WRITTEN INSTRUCTION. Drop every picture. Then return, exactly, the lines from the beginning of the listing below through the one containing "const geneId = 'Potri.009G106900';".
**** AVAILABLE DATA ****
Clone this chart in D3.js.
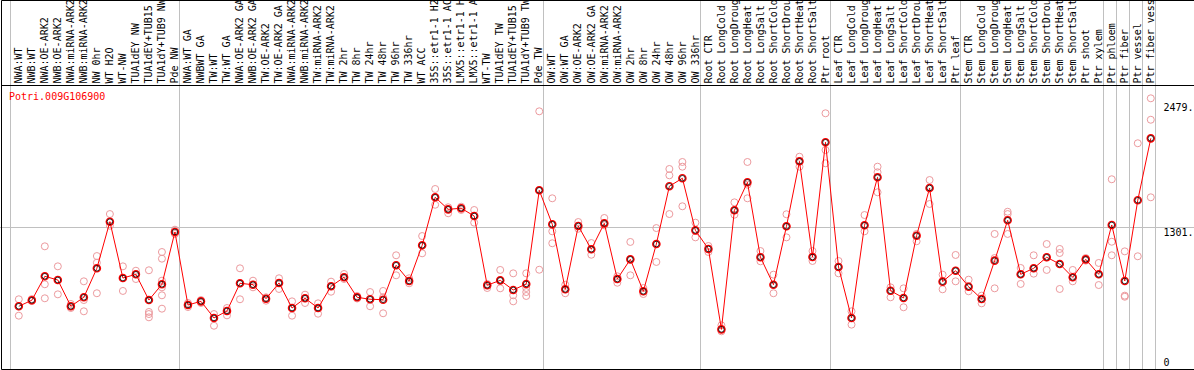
<!DOCTYPE html>
<html>
<head>
<meta charset="utf-8">
<script src="https://cdn.jsdelivr.net/npm/d3@7"></script>
<style>
  body { margin: 0; background: #fff; }
  svg { display: block; font-family: 'DejaVu Sans Mono', monospace; font-size: 10px; }
</style>
</head>
<body>
<svg class="chart"></svg>
<script>
const geneId = 'Potri.009G106900';

const samples = [
  'NWA:WT', 'NWB:WT', 'NWA:OE-ARK2', 'NWB:OE-ARK2', 'NWA:miRNA-ARK2', 'NWB:miRNA-ARK2', 'NW 0hr',
  'WT H2O', 'WT-NW', 'TUA1dEY NW', 'TUA1dEY+TUB15 NW', 'TUA1dY+TUB9 NW', 'Pde NW',
  'NWA:WT GA', 'NWBWT GA', 'TW:WT', 'TW:WT GA', 'NWA:OE-ARK2 GA', 'NWB:OE-ARK2 GA', 'TW:OE-ARK2',
  'TW:OE-ARK2 GA', 'NWA:miRNA-ARK2 GA', 'NWB:miRNA-ARK2 GA', 'TW:miRNA-ARK2', 'TW:miRNA-ARK2 GA',
  'TW 2hr', 'TW 8hr', 'TW 24hr', 'TW 48hr', 'TW 96hr', 'TW 336hr', 'WT ACC',
  '35S::etr1-1 H2O', '35S::etr1-1 ACC', 'LMX5::etr1-1 H2O', 'LMX5::etr1-1 ACC', 'WT-TW',
  'TUA1dEY TW', 'TUA1dEY+TUB15 TW', 'TUA1dY+TUB9 TW', 'Pde TW',
  'OW:WT', 'OW:WT GA', 'OW:OE-ARK2', 'OW:OE-ARK2 GA', 'OW:miRNA-ARK2', 'OW:miRNA-ARK2 GA',
  'OW 2hr', 'OW 8hr', 'OW 24hr', 'OW 48hr', 'OW 96hr', 'OW 336hr',
  'Root CTR', 'Root LongCold', 'Root LongDrought', 'Root LongHeat', 'Root LongSalt',
  'Root ShortCold', 'Root ShortDrought', 'Root ShortHeat', 'Root ShortSalt', 'Ptr root',
  'Leaf CTR', 'Leaf LongCold', 'Leaf LongDrought', 'Leaf LongHeat', 'Leaf LongSalt',
  'Leaf ShortCold', 'Leaf ShortDrought', 'Leaf ShortHeat', 'Leaf ShortSalt', 'Ptr leaf',
  'Stem CTR', 'Stem LongCold', 'Stem LongDrought', 'Stem LongHeat', 'Stem LongSalt',
  'Stem ShortCold', 'Stem ShortDrought', 'Stem ShortHeat', 'Stem ShortSalt', 'Ptr shoot',
  'Ptr xylem', 'Ptr phloem', 'Ptr fiber', 'Ptr vessel', 'Ptr fiber vessel'
];

// index of the first sample of each experiment block (last one closes the plot)
const groupStarts = [0, 13, 41, 53, 63, 73, 84, 85, 86, 87, 88];

const means = [
  578, 633, 852, 818, 578, 660, 925, 1351, 836, 870,
  635, 779, 1257, 590, 623, 471, 535, 788, 775, 647,
  791, 562, 651, 562, 761, 843, 660, 642, 638, 953,
  809, 1135, 1574, 1464, 1474, 1403, 770, 815, 727, 782,
  1638, 1327, 733, 1312, 1099, 1336, 827, 1007, 715, 1147,
  1675, 1748, 1272, 1102, 367, 1455, 1711, 1026, 775, 1309,
  1903, 1028, 2077, 937, 471, 1318, 1757, 720, 654, 1223,
  1659, 803, 903, 757, 644, 995, 1364, 870, 925, 1026,
  964, 843, 1007, 870, 1321, 809, 1547, 2113
];

const replicates = [
  [642, 578, 492], [644, 626, 630], [1126, 779, 651], [943, 818, 687], [599, 578, 562],
  [806, 635, 532], [1037, 976, 697], [1421, 1314, 1351], [943, 718, 836], [903, 827, 870],
  [907, 526, 507, 477], [1074, 1013, 812, 751, 678, 556], [1278, 1257, 1239], [608, 590, 571], [635, 623, 608],
  [507, 471, 400], [562, 535, 495], [925, 788, 642], [812, 775, 751], [660, 647, 629],
  [834, 791, 736], [623, 562, 492], [684, 651, 608], [605, 562, 510], [803, 761, 711],
  [873, 843, 827], [672, 660, 649], [708, 642, 578], [718, 660, 514], [1044, 953, 861],
  [834, 809, 788], [1220, 1135, 1062], [1650, 1574, 1506], [1483, 1464, 1428], [1488, 1474, 1458],
  [1458, 1403, 1342], [782, 770, 745], [910, 815, 742], [879, 678, 623], [879, 745, 708, 672],
  [2360, 1638, 912], [1565, 1263, 1154], [775, 733, 697], [1348, 1312, 1287], [1156, 1099, 1049],
  [1385, 1336, 1318], [852, 827, 793], [1166, 1007, 861], [745, 715, 690], [1293, 1147, 983],
  [1833, 1775, 1421], [1897, 1854, 1492], [1342, 1272, 1208], [1129, 1102, 1074], [404, 367, 349],
  [1528, 1455, 1415], [1897, 1689, 1565], [1083, 1026, 989], [867, 775, 697], [1419, 1309, 1208],
  [1945, 1903, 1854], [1083, 1028, 992], [2342, 2006, 1885], [992, 937, 879], [532, 471, 410],
  [1412, 1318, 1263], [1854, 1803, 1620], [751, 720, 660], [742, 654, 569], [1239, 1223, 1172],
  [1732, 1659, 1513], [867, 803, 733], [1047, 903, 806], [821, 757, 715], [675, 644, 605],
  [1239, 1019, 742], [1442, 1421, 1239], [928, 870, 782], [1044, 925, 876], [1147, 1026, 910],
  [1102, 1065, 736], [910, 843, 806], [1019, 1007, 995], [974, 870, 772], [1739, 1168, 1044],
  [1080, 675, 665], [2068, 1035], [2479, 2283, 1574]
];

const yMax = 2479;
const yTicks = [0, 1301, 2479];
const yTickLabels = ['0', '1301.', '2479.'];

const startApp = () => {
  const size = { width: 1194, height: 370 };
  const labelBottom = 85.5;
  const plotBottom = 369.5;
  const pointOffset = 8.3;

  const svg = d3.select('.chart')
    .attr('width', size.width)
    .attr('height', size.height);

  const xScale = d3.scaleBand()
    .domain(d3.range(samples.length))
    .range([10.5, 1155.5]);
  const yScale = d3.scaleLinear()
    .domain([0, yMax])
    .range([plotBottom, 98.3]);
  const px = i => xScale(i) + pointOffset;
  const crisp = v => Math.round(v - 0.5) + 0.5;

  // block separators
  svg.append('g')
    .selectAll('line')
    .data(groupStarts)
    .enter()
    .append('line')
    .attr('x1', i => crisp(xScale.step() * i + xScale.range()[0]))
    .attr('x2', i => crisp(xScale.step() * i + xScale.range()[0]))
    .attr('y1', 0)
    .attr('y2', plotBottom)
    .attr('stroke', '#c0c0c0');

  // mid reference line
  svg.append('line')
    .attr('x1', 0)
    .attr('x2', size.width)
    .attr('y1', crisp(yScale(yTicks[1])))
    .attr('y2', crisp(yScale(yTicks[1])))
    .attr('stroke', '#c0c0c0');

  // sample labels
  const xAxis = d3.axisBottom(xScale)
    .tickSize(0)
    .tickFormat(i => samples[i]);

  const axisG = svg.append('g')
    .attr('transform', 'translate(0, 83.5)')
    .call(xAxis);
  axisG.select('.domain').remove();
  axisG.selectAll('text')
    .attr('transform', 'rotate(-90)')
    .attr('text-anchor', 'start')
    .attr('x', 0)
    .attr('y', 5)
    .attr('dy', 0)
    .attr('fill', '#000')
    .style('font-family', "'DejaVu Sans Mono', monospace")
    .style('font-size', '10px');

  // frame
  svg.append('path')
    .attr('d', `M1.5,${plotBottom}V0.5H${size.width} M1.5,${labelBottom}H${size.width} M1.5,${plotBottom}H${size.width}`)
    .attr('fill', 'none')
    .attr('stroke', '#000');

  svg.append('text')
    .attr('x', 9)
    .attr('y', 100)
    .attr('fill', '#f00')
    .text(geneId);

  // value labels on the right
  svg.append('g')
    .selectAll('text')
    .data(yTicks)
    .enter()
    .append('text')
    .attr('x', 1163.5)
    .attr('y', v => yScale(v) + (v === 0 ? -4 : v === yMax ? 12.5 : 8.5))
    .attr('fill', '#000')
    .text((v, i) => yTickLabels[i]);

  // replicate points
  const repPoints = replicates.flatMap((reps, i) => reps.map(v => ({ i, v })));
  svg.append('g')
    .selectAll('circle')
    .data(repPoints)
    .enter()
    .append('circle')
    .attr('cx', d => px(d.i))
    .attr('cy', d => yScale(d.v))
    .attr('r', 3.5)
    .attr('fill', 'none')
    .attr('stroke', '#ec9a9e')
    .attr('stroke-width', 1);

  const line = d3.line()
    .x((v, i) => px(i))
    .y(v => yScale(v));

  svg.append('path')
    .datum(means)
    .attr('d', line)
    .attr('fill', 'none')
    .attr('stroke', '#f00')
    .attr('stroke-width', 1);

  const meanG = svg.append('g')
    .selectAll('g')
    .data(means)
    .enter()
    .append('g')
    .attr('transform', (v, i) => `translate(${px(i)}, ${yScale(v)})`);
  meanG.append('circle')
    .attr('r', 3.6)
    .attr('fill', 'none')
    .attr('stroke', '#f00')
    .attr('stroke-width', 1.4);
  meanG.append('circle')
    .attr('r', 2.8)
    .attr('fill', 'none')
    .attr('stroke', '#000')
    .attr('stroke-width', 0.8);
};

window.onload = startApp;
</script>
</body>
</html>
****
ANSWER TO THE PROBLEM.
Clone this chart in D3.js.
<!DOCTYPE html>
<html>
<head>
<meta charset="utf-8">
<script src="https://cdn.jsdelivr.net/npm/d3@7"></script>
<style>
  body { margin: 0; background: #fff; }
  svg { display: block; font-family: 'DejaVu Sans Mono', monospace; font-size: 10px; }
</style>
</head>
<body>
<svg class="chart"></svg>
<script>
const geneId = 'Potri.009G106900';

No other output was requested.